GOAL OF THE EXERCISE:
Would you repeat the listing exactly but omit every picture?

RECORDED DATA:
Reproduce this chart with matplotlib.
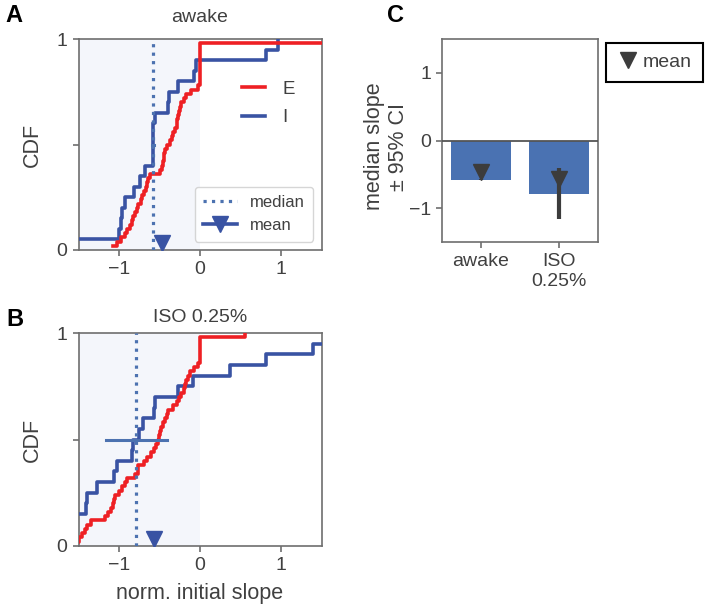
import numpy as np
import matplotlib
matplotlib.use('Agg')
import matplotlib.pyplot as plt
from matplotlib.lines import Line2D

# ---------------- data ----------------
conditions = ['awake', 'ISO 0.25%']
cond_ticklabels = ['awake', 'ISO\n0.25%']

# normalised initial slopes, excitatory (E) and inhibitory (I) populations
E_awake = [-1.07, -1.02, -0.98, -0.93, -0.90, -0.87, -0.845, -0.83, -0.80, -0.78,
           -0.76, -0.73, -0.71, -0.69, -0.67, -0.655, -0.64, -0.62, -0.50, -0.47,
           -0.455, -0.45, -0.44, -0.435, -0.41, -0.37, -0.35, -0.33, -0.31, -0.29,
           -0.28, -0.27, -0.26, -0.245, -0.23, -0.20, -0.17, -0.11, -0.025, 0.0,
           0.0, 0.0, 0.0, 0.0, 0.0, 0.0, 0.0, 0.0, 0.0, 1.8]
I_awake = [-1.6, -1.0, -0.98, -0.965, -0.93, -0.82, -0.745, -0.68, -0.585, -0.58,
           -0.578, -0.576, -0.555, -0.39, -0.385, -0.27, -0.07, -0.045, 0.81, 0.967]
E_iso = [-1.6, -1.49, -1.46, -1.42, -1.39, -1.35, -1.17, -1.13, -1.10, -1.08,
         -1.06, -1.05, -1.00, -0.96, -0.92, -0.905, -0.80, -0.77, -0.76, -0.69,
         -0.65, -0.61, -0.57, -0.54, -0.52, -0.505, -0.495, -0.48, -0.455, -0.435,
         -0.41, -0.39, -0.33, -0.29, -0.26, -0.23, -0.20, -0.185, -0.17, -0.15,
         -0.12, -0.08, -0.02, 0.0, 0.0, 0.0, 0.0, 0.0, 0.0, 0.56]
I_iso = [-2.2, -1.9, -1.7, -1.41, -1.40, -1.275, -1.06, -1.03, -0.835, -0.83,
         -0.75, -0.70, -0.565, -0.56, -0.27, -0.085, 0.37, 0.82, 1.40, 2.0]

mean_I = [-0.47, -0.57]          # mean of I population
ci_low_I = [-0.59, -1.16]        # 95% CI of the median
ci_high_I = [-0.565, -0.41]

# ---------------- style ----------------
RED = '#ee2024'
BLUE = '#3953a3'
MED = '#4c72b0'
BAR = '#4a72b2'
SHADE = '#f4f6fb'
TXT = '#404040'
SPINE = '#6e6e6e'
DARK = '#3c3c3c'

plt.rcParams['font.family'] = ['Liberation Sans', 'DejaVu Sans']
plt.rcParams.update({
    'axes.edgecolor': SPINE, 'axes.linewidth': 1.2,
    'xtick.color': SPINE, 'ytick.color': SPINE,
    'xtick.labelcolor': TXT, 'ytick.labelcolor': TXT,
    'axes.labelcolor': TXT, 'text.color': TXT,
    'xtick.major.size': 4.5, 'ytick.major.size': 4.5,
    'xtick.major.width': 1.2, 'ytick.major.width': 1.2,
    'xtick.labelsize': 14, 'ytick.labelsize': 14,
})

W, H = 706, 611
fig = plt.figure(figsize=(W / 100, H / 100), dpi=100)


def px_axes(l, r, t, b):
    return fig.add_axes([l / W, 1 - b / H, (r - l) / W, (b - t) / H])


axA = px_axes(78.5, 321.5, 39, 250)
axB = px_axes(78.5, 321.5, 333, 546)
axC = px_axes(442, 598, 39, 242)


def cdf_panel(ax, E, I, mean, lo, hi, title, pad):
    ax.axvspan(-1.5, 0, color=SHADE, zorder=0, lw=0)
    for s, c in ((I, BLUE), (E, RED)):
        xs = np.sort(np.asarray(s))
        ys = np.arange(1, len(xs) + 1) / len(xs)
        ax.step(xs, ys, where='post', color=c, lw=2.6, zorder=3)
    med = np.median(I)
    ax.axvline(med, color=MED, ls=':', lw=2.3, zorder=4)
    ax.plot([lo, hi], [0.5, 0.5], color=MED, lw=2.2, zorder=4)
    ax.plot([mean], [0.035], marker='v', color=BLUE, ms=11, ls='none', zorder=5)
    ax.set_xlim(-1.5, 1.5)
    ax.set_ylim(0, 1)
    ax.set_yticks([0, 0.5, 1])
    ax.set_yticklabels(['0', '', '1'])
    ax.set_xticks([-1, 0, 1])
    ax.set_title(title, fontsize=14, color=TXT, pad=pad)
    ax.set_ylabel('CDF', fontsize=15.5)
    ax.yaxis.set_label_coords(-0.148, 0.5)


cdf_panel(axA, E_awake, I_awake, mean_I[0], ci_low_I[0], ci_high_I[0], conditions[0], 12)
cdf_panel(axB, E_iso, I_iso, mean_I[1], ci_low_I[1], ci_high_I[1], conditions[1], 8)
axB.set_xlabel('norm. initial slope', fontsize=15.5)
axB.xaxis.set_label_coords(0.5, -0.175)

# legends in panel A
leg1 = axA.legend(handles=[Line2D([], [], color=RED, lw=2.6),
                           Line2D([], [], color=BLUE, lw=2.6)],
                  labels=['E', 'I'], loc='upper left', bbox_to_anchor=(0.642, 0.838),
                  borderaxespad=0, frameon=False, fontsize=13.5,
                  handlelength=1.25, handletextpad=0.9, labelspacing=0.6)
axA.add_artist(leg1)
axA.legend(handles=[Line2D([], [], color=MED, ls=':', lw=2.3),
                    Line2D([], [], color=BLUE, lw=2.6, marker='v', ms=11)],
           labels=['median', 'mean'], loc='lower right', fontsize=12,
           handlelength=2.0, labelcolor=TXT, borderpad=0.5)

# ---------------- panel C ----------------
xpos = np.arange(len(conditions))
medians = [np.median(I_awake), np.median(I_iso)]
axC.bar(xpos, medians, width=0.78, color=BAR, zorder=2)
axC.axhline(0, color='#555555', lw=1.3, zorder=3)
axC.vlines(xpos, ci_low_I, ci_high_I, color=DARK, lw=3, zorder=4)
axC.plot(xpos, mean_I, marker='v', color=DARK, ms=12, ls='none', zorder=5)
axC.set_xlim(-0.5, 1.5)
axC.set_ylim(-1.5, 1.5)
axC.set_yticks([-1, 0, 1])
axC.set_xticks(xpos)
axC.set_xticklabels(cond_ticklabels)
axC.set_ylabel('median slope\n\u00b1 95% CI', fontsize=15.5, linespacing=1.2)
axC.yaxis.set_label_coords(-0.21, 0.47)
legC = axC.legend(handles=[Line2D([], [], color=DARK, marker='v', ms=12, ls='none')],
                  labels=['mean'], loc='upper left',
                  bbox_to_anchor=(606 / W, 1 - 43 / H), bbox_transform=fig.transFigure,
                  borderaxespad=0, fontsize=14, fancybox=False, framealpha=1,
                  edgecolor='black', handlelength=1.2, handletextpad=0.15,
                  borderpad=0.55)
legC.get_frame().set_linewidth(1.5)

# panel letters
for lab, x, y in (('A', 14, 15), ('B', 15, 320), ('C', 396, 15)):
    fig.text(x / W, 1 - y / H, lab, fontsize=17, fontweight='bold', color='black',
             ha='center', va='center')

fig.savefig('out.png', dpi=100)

EXERCISE SOLUTION:
Reproduce this chart with matplotlib.
import numpy as np
import matplotlib
matplotlib.use('Agg')
import matplotlib.pyplot as plt
from matplotlib.lines import Line2D

# ---------------- data ----------------
conditions = ['awake', 'ISO 0.25%']
cond_ticklabels = ['awake', 'ISO\n0.25%']

# normalised initial slopes, excitatory (E) and inhibitory (I) populations
E_awake = [-1.07, -1.02, -0.98, -0.93, -0.90, -0.87, -0.845, -0.83, -0.80, -0.78,
           -0.76, -0.73, -0.71, -0.69, -0.67, -0.655, -0.64, -0.62, -0.50, -0.47,
           -0.455, -0.45, -0.44, -0.435, -0.41, -0.37, -0.35, -0.33, -0.31, -0.29,
           -0.28, -0.27, -0.26, -0.245, -0.23, -0.20, -0.17, -0.11, -0.025, 0.0,
           0.0, 0.0, 0.0, 0.0, 0.0, 0.0, 0.0, 0.0, 0.0, 1.8]
I_awake = [-1.6, -1.0, -0.98, -0.965, -0.93, -0.82, -0.745, -0.68, -0.585, -0.58,
           -0.578, -0.576, -0.555, -0.39, -0.385, -0.27, -0.07, -0.045, 0.81, 0.967]
E_iso = [-1.6, -1.49, -1.46, -1.42, -1.39, -1.35, -1.17, -1.13, -1.10, -1.08,
         -1.06, -1.05, -1.00, -0.96, -0.92, -0.905, -0.80, -0.77, -0.76, -0.69,
         -0.65, -0.61, -0.57, -0.54, -0.52, -0.505, -0.495, -0.48, -0.455, -0.435,
         -0.41, -0.39, -0.33, -0.29, -0.26, -0.23, -0.20, -0.185, -0.17, -0.15,
         -0.12, -0.08, -0.02, 0.0, 0.0, 0.0, 0.0, 0.0, 0.0, 0.56]
I_iso = [-2.2, -1.9, -1.7, -1.41, -1.40, -1.275, -1.06, -1.03, -0.835, -0.83,
         -0.75, -0.70, -0.565, -0.56, -0.27, -0.085, 0.37, 0.82, 1.40, 2.0]

mean_I = [-0.47, -0.57]          # mean of I population
ci_low_I = [-0.59, -1.16]        # 95% CI of the median
ci_high_I = [-0.565, -0.41]

# ---------------- style ----------------
RED = '#ee2024'
BLUE = '#3953a3'
MED = '#4c72b0'
BAR = '#4a72b2'
SHADE = '#f4f6fb'
TXT = '#404040'
SPINE = '#6e6e6e'
DARK = '#3c3c3c'

plt.rcParams['font.family'] = ['Liberation Sans', 'DejaVu Sans']
plt.rcParams.update({
    'axes.edgecolor': SPINE, 'axes.linewidth': 1.2,
    'xtick.color': SPINE, 'ytick.color': SPINE,
    'xtick.labelcolor': TXT, 'ytick.labelcolor': TXT,
    'axes.labelcolor': TXT, 'text.color': TXT,
    'xtick.major.size': 4.5, 'ytick.major.size': 4.5,
    'xtick.major.width': 1.2, 'ytick.major.width': 1.2,
    'xtick.labelsize': 14, 'ytick.labelsize': 14,
})

W, H = 706, 611
fig = plt.figure(figsize=(W / 100, H / 100), dpi=100)


def px_axes(l, r, t, b):
    return fig.add_axes([l / W, 1 - b / H, (r - l) / W, (b - t) / H])


axA = px_axes(78.5, 321.5, 39, 250)
axB = px_axes(78.5, 321.5, 333, 546)
axC = px_axes(442, 598, 39, 242)


def cdf_panel(ax, E, I, mean, lo, hi, title, pad):
    ax.axvspan(-1.5, 0, color=SHADE, zorder=0, lw=0)
    for s, c in ((I, BLUE), (E, RED)):
        xs = np.sort(np.asarray(s))
        ys = np.arange(1, len(xs) + 1) / len(xs)
        ax.step(xs, ys, where='post', color=c, lw=2.6, zorder=3)
    med = np.median(I)
    ax.axvline(med, color=MED, ls=':', lw=2.3, zorder=4)
    ax.plot([lo, hi], [0.5, 0.5], color=MED, lw=2.2, zorder=4)
    ax.plot([mean], [0.035], marker='v', color=BLUE, ms=11, ls='none', zorder=5)
    ax.set_xlim(-1.5, 1.5)
    ax.set_ylim(0, 1)
    ax.set_yticks([0, 0.5, 1])
    ax.set_yticklabels(['0', '', '1'])
    ax.set_xticks([-1, 0, 1])
    ax.set_title(title, fontsize=14, color=TXT, pad=pad)
    ax.set_ylabel('CDF', fontsize=15.5)
    ax.yaxis.set_label_coords(-0.148, 0.5)


cdf_panel(axA, E_awake, I_awake, mean_I[0], ci_low_I[0], ci_high_I[0], conditions[0], 12)
cdf_panel(axB, E_iso, I_iso, mean_I[1], ci_low_I[1], ci_high_I[1], conditions[1], 8)
axB.set_xlabel('norm. initial slope', fontsize=15.5)
axB.xaxis.set_label_coords(0.5, -0.175)

# legends in panel A
leg1 = axA.legend(handles=[Line2D([], [], color=RED, lw=2.6),
                           Line2D([], [], color=BLUE, lw=2.6)],
                  labels=['E', 'I'], loc='upper left', bbox_to_anchor=(0.642, 0.838),
                  borderaxespad=0, frameon=False, fontsize=13.5,
                  handlelength=1.25, handletextpad=0.9, labelspacing=0.6)
axA.add_artist(leg1)
axA.legend(handles=[Line2D([], [], color=MED, ls=':', lw=2.3),
                    Line2D([], [], color=BLUE, lw=2.6, marker='v', ms=11)],
           labels=['median', 'mean'], loc='lower right', fontsize=12,
           handlelength=2.0, labelcolor=TXT, borderpad=0.5)

# ---------------- panel C ----------------
xpos = np.arange(len(conditions))
medians = [np.median(I_awake), np.median(I_iso)]
axC.bar(xpos, medians, width=0.78, color=BAR, zorder=2)
axC.axhline(0, color='#555555', lw=1.3, zorder=3)
axC.vlines(xpos, ci_low_I, ci_high_I, color=DARK, lw=3, zorder=4)
axC.plot(xpos, mean_I, marker='v', color=DARK, ms=12, ls='none', zorder=5)
axC.set_xlim(-0.5, 1.5)
axC.set_ylim(-1.5, 1.5)
axC.set_yticks([-1, 0, 1])
axC.set_xticks(xpos)
axC.set_xticklabels(cond_ticklabels)
axC.set_ylabel('median slope\n\u00b1 95% CI', fontsize=15.5, linespacing=1.2)
axC.yaxis.set_label_coords(-0.21, 0.47)
legC = axC.legend(handles=[Line2D([], [], color=DARK, marker='v', ms=12, ls='none')],
                  labels=['mean'], loc='upper left',
                  bbox_to_anchor=(606 / W, 1 - 43 / H), bbox_transform=fig.transFigure,
                  borderaxespad=0, fontsize=14, fancybox=False, framealpha=1,
                  edgecolor='black', handlelength=1.2, handletextpad=0.15,
                  borderpad=0.55)
legC.get_frame().set_linewidth(1.5)

# panel letters
for lab, x, y in (('A', 14, 15), ('B', 15, 320), ('C', 396, 15)):
    fig.text(x / W, 1 - y / H, lab, fontsize=17, fontweight='bold', color='black',
             ha='center', va='center')

fig.savefig('out.png', dpi=100)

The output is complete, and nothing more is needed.